Gordon Brown, who has been PM since June, says he talks "quite a lot" to his predecessor Tony Blair.
PM Gordon Brown was interviewed for US television
Mr Brown told NBC Nightly News: "We still talk regularly, but he has got a very, very important job to do."
Mr Blair has become the envoy for the US, European Union, UN and Russia, known as the Middle East Quartet.
"I am very pleased he's working with the Quartet. He's working night and day to try and bring the Palestinian forces together," Mr Brown said.
He also praised him as "someone who has made a huge contribution in British public life".
But he added: "Tony and I worked together as a greater partnership which lasted from 1983 for 24 years.

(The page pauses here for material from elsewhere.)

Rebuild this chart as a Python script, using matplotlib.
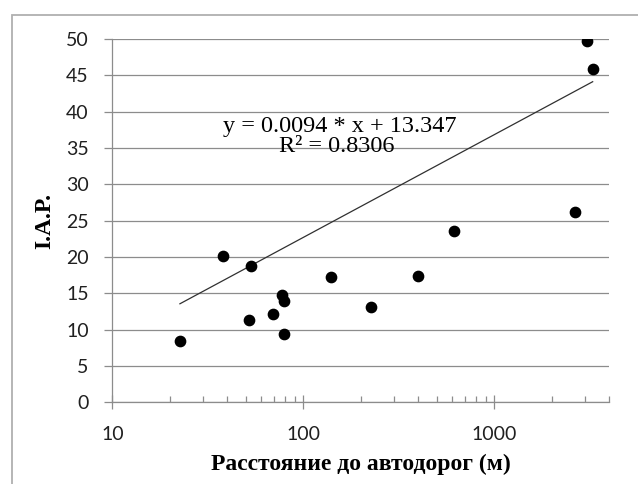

"Tony always wanted to go on to do other things and what he's doing is incredibly important."
Asked during the television interview how he coped with being in the public eye, Mr Brown said: "I didn't come into politics to be a personality in the sense of appearing on television."
He said: "I came into politics because I felt there were certain things that needed to be done.
"It's not the public profile that interests me, it's getting on with the job of work."
During the interview, broadcast after the PM's trip to the US to meet President George Bush and UN secretary general Ban Ki-moon, Mr Brown also spoke of his wife Sarah, their two sons, and the death of his daughter at the age of 10 days.
"I don't really talk about it, because what Sarah and I do is get up in the morning and feel happy we have got two young sons who are doing very well and we want to get on with the challenges in life.
"We feel we have been fortunate, as well as things have been difficult on some occasions, but we are fortunate to have two lovely boys and that will continue to be my first priority.
"Being a good father is the most important thing."